Appleのスティーブ・ジョブズCEOが1月27日に「iPad」を発表したとき、皆が興奮したのはよく分かった。IT業界には何カ月も前から、iPadがどんなものかといううわさや憶測があふれていた。だがジョブズ氏がステージ上でiPadを披露したとき、出てきたのは、一部ではユニークだが、ほかの部分ではがっかりする製品だった。
iPadは多くの人が期待していたような革命的な製品ではない。独自のOSを搭載し、1つの重要な要素を備えたタブレットコンピュータに過ぎない。その大事な要素とは、Appleの名前だ。
iPadがAppleから提供されるという事実は、同製品の最大の長所だ。背面にAppleのロゴがついていなかったら、27日のような注目は集められなかっただろうし、今日の給湯室の話題にもなっていないだろう。Appleのおかげで、決して革命的でないデバイスが、ほかのどの製品でも不可能なほどの話題を集めたのだ。
AppleロゴがなかったらiPadは失敗するだろう。そう考える理由を見ていこう。
ほかの企業がiPadのリリースを準備していたなら、発表前からうわさになることはなかっただろう。AppleはIT業界のほとんどの人から注目を集めている。それは主に、同社の過去の成功によるものだが、同社の秘密主義も一役買っているかもしれない。Apple社員から情報を引き出そうとしても、(うまくいっても)それほど多くのものは得られないだろう。それが、iPad発表前に話題を盛り上げる一助となり、皆を興奮させた。だからApple発表会は大イベントになったのだ。
CESでほかの企業が幾つかタブレットを発表したことは忘れてはいけない。これらの企業は他社と注目を分け合わなければならなかったし、メディアが自社の製品を取り上げてくれることを期待するほかなかった。一方Appleは、ぜいたくにもCESには出ず、その数週間後に、新製品を見に来るようにと多数のマスコミを招待した。DellやHewlett-Packard(HP)などのタブレットメーカーがこんなことをしようとしても、ほとんど気に留めてもらえないだろう。招待したのがAppleだから、マスコミは大挙してイベントに参加し、iPadはほかのタブレットではできなかったほどの注目を集めた。
Dellにはマイケル・デル氏がいるかもしれない。Microsoftにはスティーブ・バルマー氏がいるかもしれない。だが、ジョブズ氏のように尊敬や支持者を得ているCEOはこの業界にほかにはいない。ジョブズ氏が発表すれば、人々は耳を傾ける。それは主に、同氏のこれまでの実績によるものだ。同氏は長年Appleを率い、魅力的で革命的な製品を市場に送り出してきた。確かに同氏はiPadでもそれをやってのけるかもしれない。それは議論の余地がある。

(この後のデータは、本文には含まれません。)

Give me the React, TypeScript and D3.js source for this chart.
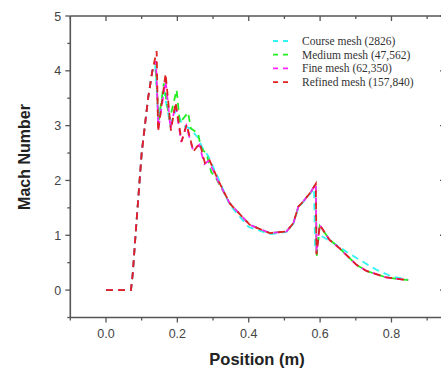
import React from "react";
import * as d3 from "d3";

const seriesNames = ["Course mesh (2826)", "Medium mesh (47,562)", "Fine mesh (62,350)", "Refined mesh (157,840)"];
const seriesColors = ["#33f4f4", "#22ee22", "#ff22ff", "#dd2222"];

const riseX = [0, 0.07, 0.075, 0.085, 0.1, 0.118, 0.13];
const riseY = [0, 0, 0.3, 1.2, 2.5, 3.5, 4.0];

const courseX = [...riseX, 0.138, 0.147, 0.162, 0.18, 0.197, 0.215, 0.235, 0.258, 0.27, 0.286, 0.314, 0.347, 0.4, 0.46, 0.506, 0.525, 0.539, 0.557, 0.575, 0.583, 0.586, 0.6, 0.64, 0.674, 0.711, 0.758, 0.8, 0.845];
const courseY = [...riseY, 4.1, 3.1, 3.65, 3.02, 3.3, 3.0, 2.95, 2.78, 2.6, 2.45, 2.05, 1.55, 1.15, 1.02, 1.06, 1.21, 1.5, 1.64, 1.78, 1.85, 0.77, 1.0, 0.85, 0.7, 0.55, 0.37, 0.25, 0.19];

const mediumX = [...riseX, 0.138, 0.148, 0.162, 0.178, 0.198, 0.207, 0.23, 0.238, 0.258, 0.266, 0.282, 0.295, 0.306, 0.347, 0.403, 0.459, 0.506, 0.525, 0.539, 0.557, 0.575, 0.588, 0.59, 0.599, 0.627, 0.655, 0.702, 0.73, 0.786, 0.847];
const mediumY = [...riseY, 4.17, 3.1, 3.77, 3.1, 3.65, 3.05, 3.24, 2.95, 2.86, 2.6, 2.48, 2.15, 2.07, 1.58, 1.19, 1.04, 1.07, 1.22, 1.52, 1.65, 1.8, 1.94, 0.6, 1.17, 0.92, 0.76, 0.46, 0.35, 0.23, 0.18];

const fineX = [...riseX, 0.14, 0.147, 0.167, 0.181, 0.195, 0.211, 0.225, 0.244, 0.261, 0.276, 0.288, 0.313, 0.347, 0.403, 0.459, 0.506, 0.525, 0.539, 0.557, 0.575, 0.588, 0.59, 0.599, 0.627, 0.655, 0.702, 0.73, 0.786, 0.847];
const fineY = [...riseY, 4.18, 2.95, 3.82, 2.95, 3.38, 2.7, 3.0, 2.55, 2.65, 2.3, 2.36, 2.0, 1.58, 1.19, 1.04, 1.07, 1.22, 1.52, 1.65, 1.8, 1.94, 0.68, 1.19, 0.91, 0.76, 0.46, 0.35, 0.23, 0.18];

const refinedX = [...riseX, 0.142, 0.146, 0.167, 0.182, 0.195, 0.212, 0.226, 0.245, 0.263, 0.277, 0.289, 0.314, 0.347, 0.403, 0.459, 0.506, 0.525, 0.539, 0.557, 0.575, 0.588, 0.59, 0.599, 0.627, 0.655, 0.702, 0.73, 0.786, 0.847];
const refinedY = [...riseY, 4.36, 2.89, 3.95, 2.91, 3.42, 2.71, 3.02, 2.53, 2.68, 2.32, 2.39, 2.01, 1.58, 1.19, 1.04, 1.07, 1.22, 1.52, 1.65, 1.8, 1.94, 0.65, 1.19, 0.91, 0.76, 0.46, 0.35, 0.23, 0.18];

const seriesXs = [courseX, mediumX, fineX, refinedX];
const seriesYs = [courseY, mediumY, fineY, refinedY];

const xMajor = [0.0, 0.2, 0.4, 0.6, 0.8];
const xMinor = [-0.1, 0.1, 0.3, 0.5, 0.7, 0.9];
const yMajor = [0, 1, 2, 3, 4, 5];
const yMinor = [-0.5, 0.5, 1.5, 2.5, 3.5, 4.5];

export default function App() {
  const W = 441, H = 374;
  const left = 70.3, right = 445, top = 16, bottom = 317.5;
  const x = d3.scaleLinear().domain([-0.1, 0.95]).range([left, right]);
  const y = d3.scaleLinear().domain([-0.5, 5]).range([bottom, top]);
  const line = d3.line<[number, number]>().x(d => x(d[0])).y(d => y(d[1]));
  const axisColor = "#555";
  const tickFont = "'Liberation Sans', Arial, sans-serif";
  return (
    <svg width={W} height={H} style={{ position: "absolute", left: 0, top: 0, background: "#fff" }}>
      <rect x={0} y={0} width={W} height={H} fill="#fff" />
      {seriesXs.map((xs, i) => (
        <path key={i} d={line(xs.map((v, j) => [v, seriesYs[i][j]]) as [number, number][]) || ""}
          fill="none" stroke={seriesColors[i]} strokeWidth={1.8} strokeDasharray="7,5" />
      ))}
      {/* frame */}
      <line x1={left} x2={left} y1={top} y2={bottom} stroke={axisColor} strokeWidth={1.6} />
      <line x1={left} x2={right} y1={bottom} y2={bottom} stroke={axisColor} strokeWidth={1.6} />
      <line x1={left} x2={right} y1={top} y2={top} stroke={axisColor} strokeWidth={1.6} />
      <line x1={right} x2={right} y1={top} y2={bottom} stroke={axisColor} strokeWidth={1.6} />
      {xMajor.map(v => (
        <g key={"xM" + v}>
          <line x1={x(v)} x2={x(v)} y1={bottom} y2={bottom + 5} stroke={axisColor} strokeWidth={1.3} />
          <line x1={x(v)} x2={x(v)} y1={top} y2={top + 5} stroke={axisColor} strokeWidth={1.3} />
          <text x={x(v)} y={bottom + 20} textAnchor="middle" fontFamily={tickFont} fontSize={12.5} fill="#444">{v.toFixed(1)}</text>
        </g>
      ))}
      {xMinor.map(v => (
        <g key={"xm" + v}>
          <line x1={x(v)} x2={x(v)} y1={bottom} y2={bottom + 3} stroke={axisColor} strokeWidth={1.3} />
          <line x1={x(v)} x2={x(v)} y1={top} y2={top + 3} stroke={axisColor} strokeWidth={1.3} />
        </g>
      ))}
      {yMajor.map(v => (
        <g key={"yM" + v}>
          <line x1={left - 5} x2={left} y1={y(v)} y2={y(v)} stroke={axisColor} strokeWidth={1.3} />
          <line x1={right - 5} x2={right} y1={y(v)} y2={y(v)} stroke={axisColor} strokeWidth={1.3} />
          <text x={left - 9} y={y(v) + 4.5} textAnchor="end" fontFamily={tickFont} fontSize={12.5} fill="#444">{v}</text>
        </g>
      ))}
      {yMinor.map(v => (
        <g key={"ym" + v}>
          <line x1={left - 3} x2={left} y1={y(v)} y2={y(v)} stroke={axisColor} strokeWidth={1.3} />
          <line x1={right - 3} x2={right} y1={y(v)} y2={y(v)} stroke={axisColor} strokeWidth={1.3} />
        </g>
      ))}
      <text x={257} y={365} textAnchor="middle" fontFamily={tickFont} fontWeight="bold" fontSize={16.5} fill="#222">Position (m)</text>
      <text transform={`translate(30, 157) rotate(-90)`} textAnchor="middle" fontFamily={tickFont} fontWeight="bold" fontSize={16} fill="#222">Mach Number</text>
      {seriesNames.map((name, i) => (
        <g key={"lg" + i}>
          <line x1={273} x2={293} y1={41 + i * 13.7} y2={41 + i * 13.7} stroke={seriesColors[i]} strokeWidth={1.8} strokeDasharray="5,5" />
          <text x={302} y={45 + i * 13.7} fontFamily="'Liberation Serif', 'Times New Roman', serif" fontSize={11.5} fill="#333">{name}</text>
        </g>
      ))}
    </svg>
  );
}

もしもバルマー氏が同じ製品を発表していたら、これほど熱烈な称賛を浴びることはなかっただろう。ジョブズ氏はすべてのApple製品にとって資産だ。その点はiPadも変わらない。
欲しいモデルによるが、iPadは60〜90日間は手に入らない。Appleほどの企業の製品でなければ、その間に忘れ去られるだろう。だがこの先60〜90日間、人々はiPadにどんな機能があるか、iPadがいかに画期的かを語り続けるだろう。それは単に、iPadがApple製品でしか得られないような注目を集めたからだ。HPが2010年にSlateコンピュータをリリースすることを、何人の人が知っているだろうか? JooJoo(Fusion Garageのタブレットマシン)という製品を聞いたことがある人はどのくらいいるだろうか? これらの製品は発表された後で、忘れ去られた。ほとんどの人は、いつ店頭に並ぶかも知らないだろう。iPadは違う。それはAppleロゴのおかげだ。